The implementation sequence matters. Most enterprises benefit from first stabilizing master data, approval matrices, chart-of-accounts usage, and vendor governance. Then they can standardize requisitioning, PO controls, receiving, invoice matching, and reporting. Advanced automation such as AI-based anomaly detection or supplier self-service portals should usually follow once the core workflow is reliable.
- Map current-state procurement and AP workflows across all business units
- Identify control gaps, duplicate steps, and manual workarounds
- Define a target operating model with clear ownership for procurement, finance, operations, and IT
- Standardize approval thresholds, exception rules, and vendor onboarding requirements
- Clean supplier master data and align item, service, and account coding structures
- Pilot workflows in high-volume categories before broad rollout
- Train approvers and requesters on policy intent, not just screen navigation
- Establish KPI baselines for cycle time, exception rates, and PO compliance
- Review post-go-live exception patterns and refine workflow logic
Executive teams should also plan for realistic tradeoffs. More control can reduce informal purchasing flexibility. More standardization can surface local process differences that business units want to preserve. More automation can increase dependence on master data quality and integration reliability.

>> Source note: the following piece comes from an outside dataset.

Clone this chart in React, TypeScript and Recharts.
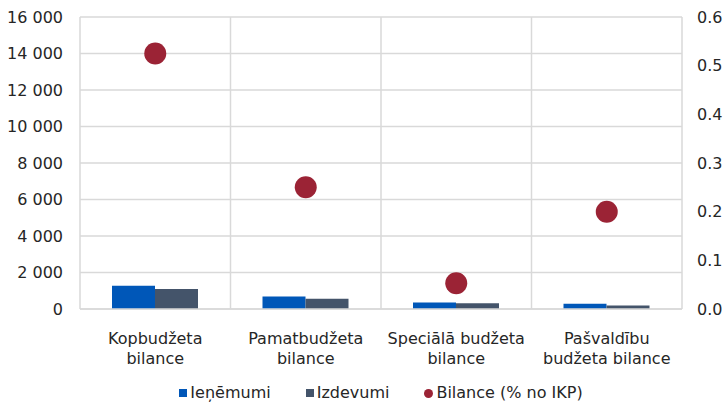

These are manageable issues, but they need active governance rather than assumptions that the ERP will resolve them automatically.
For CIOs, CFOs, and procurement leaders, the priority is to build a procurement workflow that is operationally usable, financially controlled, and auditable at scale. That means aligning ERP configuration with actual purchasing behavior, not idealized policy documents. When done well, finance ERP workflow automation improves spend visibility, reduces exception handling, supports faster close, and gives auditors a clearer, more defensible transaction record.